### Provided data
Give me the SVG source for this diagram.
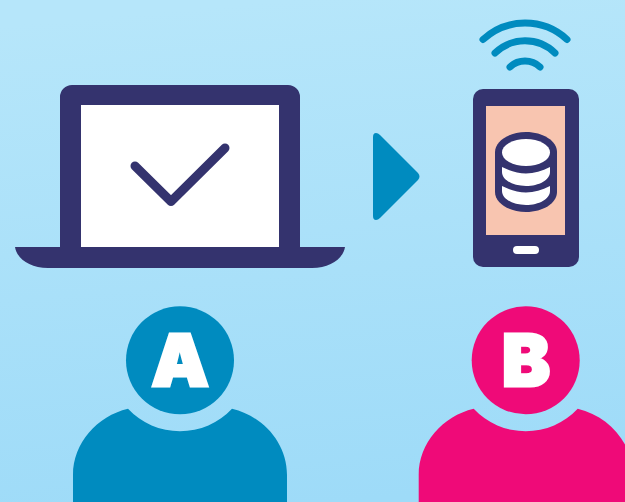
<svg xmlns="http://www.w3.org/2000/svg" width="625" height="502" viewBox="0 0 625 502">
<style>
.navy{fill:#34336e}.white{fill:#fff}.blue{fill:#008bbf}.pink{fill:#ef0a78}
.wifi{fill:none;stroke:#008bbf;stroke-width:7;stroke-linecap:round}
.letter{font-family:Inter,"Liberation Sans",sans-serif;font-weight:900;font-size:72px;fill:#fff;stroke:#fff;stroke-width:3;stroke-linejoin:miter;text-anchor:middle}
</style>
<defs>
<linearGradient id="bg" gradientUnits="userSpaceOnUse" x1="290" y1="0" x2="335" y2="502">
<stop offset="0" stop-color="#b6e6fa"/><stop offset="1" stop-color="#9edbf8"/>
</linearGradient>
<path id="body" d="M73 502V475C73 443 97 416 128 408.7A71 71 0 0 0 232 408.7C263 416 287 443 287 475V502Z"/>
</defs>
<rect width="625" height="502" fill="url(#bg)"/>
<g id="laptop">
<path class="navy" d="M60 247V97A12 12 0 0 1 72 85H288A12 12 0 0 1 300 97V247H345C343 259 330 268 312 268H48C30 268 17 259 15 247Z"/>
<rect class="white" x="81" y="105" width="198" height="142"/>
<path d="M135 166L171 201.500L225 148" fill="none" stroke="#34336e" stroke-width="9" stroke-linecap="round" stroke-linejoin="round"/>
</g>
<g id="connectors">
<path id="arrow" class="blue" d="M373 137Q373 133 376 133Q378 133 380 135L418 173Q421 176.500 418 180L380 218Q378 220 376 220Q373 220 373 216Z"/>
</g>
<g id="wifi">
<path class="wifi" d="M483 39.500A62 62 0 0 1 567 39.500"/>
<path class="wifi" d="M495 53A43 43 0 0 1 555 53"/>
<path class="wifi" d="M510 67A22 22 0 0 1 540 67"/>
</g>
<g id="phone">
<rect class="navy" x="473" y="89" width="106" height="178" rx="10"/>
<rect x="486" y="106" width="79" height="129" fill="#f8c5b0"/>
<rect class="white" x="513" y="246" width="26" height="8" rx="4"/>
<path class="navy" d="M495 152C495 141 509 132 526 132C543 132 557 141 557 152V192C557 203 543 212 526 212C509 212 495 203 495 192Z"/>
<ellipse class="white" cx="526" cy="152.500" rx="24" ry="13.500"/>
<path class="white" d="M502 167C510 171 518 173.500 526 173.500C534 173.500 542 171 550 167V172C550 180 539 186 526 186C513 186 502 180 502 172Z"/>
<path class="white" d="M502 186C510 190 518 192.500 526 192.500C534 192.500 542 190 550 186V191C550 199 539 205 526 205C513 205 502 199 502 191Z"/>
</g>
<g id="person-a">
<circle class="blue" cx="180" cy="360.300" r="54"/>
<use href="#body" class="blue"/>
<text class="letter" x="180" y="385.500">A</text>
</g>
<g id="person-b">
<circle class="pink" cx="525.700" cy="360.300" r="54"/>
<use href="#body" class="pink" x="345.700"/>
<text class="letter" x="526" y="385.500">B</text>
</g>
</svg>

### Task description
Return the listing above in full and without alteration, excluding its pictures.

### In response
Give me the SVG source for this diagram.
<svg xmlns="http://www.w3.org/2000/svg" width="625" height="502" viewBox="0 0 625 502">
<style>
.navy{fill:#34336e}.white{fill:#fff}.blue{fill:#008bbf}.pink{fill:#ef0a78}
.wifi{fill:none;stroke:#008bbf;stroke-width:7;stroke-linecap:round}
.letter{font-family:Inter,"Liberation Sans",sans-serif;font-weight:900;font-size:72px;fill:#fff;stroke:#fff;stroke-width:3;stroke-linejoin:miter;text-anchor:middle}
</style>
<defs>
<linearGradient id="bg" gradientUnits="userSpaceOnUse" x1="290" y1="0" x2="335" y2="502">
<stop offset="0" stop-color="#b6e6fa"/><stop offset="1" stop-color="#9edbf8"/>
</linearGradient>
<path id="body" d="M73 502V475C73 443 97 416 128 408.7A71 71 0 0 0 232 408.7C263 416 287 443 287 475V502Z"/>
</defs>
<rect width="625" height="502" fill="url(#bg)"/>
<g id="laptop">
<path class="navy" d="M60 247V97A12 12 0 0 1 72 85H288A12 12 0 0 1 300 97V247H345C343 259 330 268 312 268H48C30 268 17 259 15 247Z"/>
<rect class="white" x="81" y="105" width="198" height="142"/>
<path d="M135 166L171 201.500L225 148" fill="none" stroke="#34336e" stroke-width="9" stroke-linecap="round" stroke-linejoin="round"/>
</g>
<g id="connectors">
<path id="arrow" class="blue" d="M373 137Q373 133 376 133Q378 133 380 135L418 173Q421 176.500 418 180L380 218Q378 220 376 220Q373 220 373 216Z"/>
</g>
<g id="wifi">
<path class="wifi" d="M483 39.500A62 62 0 0 1 567 39.500"/>
<path class="wifi" d="M495 53A43 43 0 0 1 555 53"/>
<path class="wifi" d="M510 67A22 22 0 0 1 540 67"/>
</g>
<g id="phone">
<rect class="navy" x="473" y="89" width="106" height="178" rx="10"/>
<rect x="486" y="106" width="79" height="129" fill="#f8c5b0"/>
<rect class="white" x="513" y="246" width="26" height="8" rx="4"/>
<path class="navy" d="M495 152C495 141 509 132 526 132C543 132 557 141 557 152V192C557 203 543 212 526 212C509 212 495 203 495 192Z"/>
<ellipse class="white" cx="526" cy="152.500" rx="24" ry="13.500"/>
<path class="white" d="M502 167C510 171 518 173.500 526 173.500C534 173.500 542 171 550 167V172C550 180 539 186 526 186C513 186 502 180 502 172Z"/>
<path class="white" d="M502 186C510 190 518 192.500 526 192.500C534 192.500 542 190 550 186V191C550 199 539 205 526 205C513 205 502 199 502 191Z"/>
</g>
<g id="person-a">
<circle class="blue" cx="180" cy="360.300" r="54"/>
<use href="#body" class="blue"/>
<text class="letter" x="180" y="385.500">A</text>
</g>
<g id="person-b">
<circle class="pink" cx="525.700" cy="360.300" r="54"/>
<use href="#body" class="pink" x="345.700"/>
<text class="letter" x="526" y="385.500">B</text>
</g>
</svg>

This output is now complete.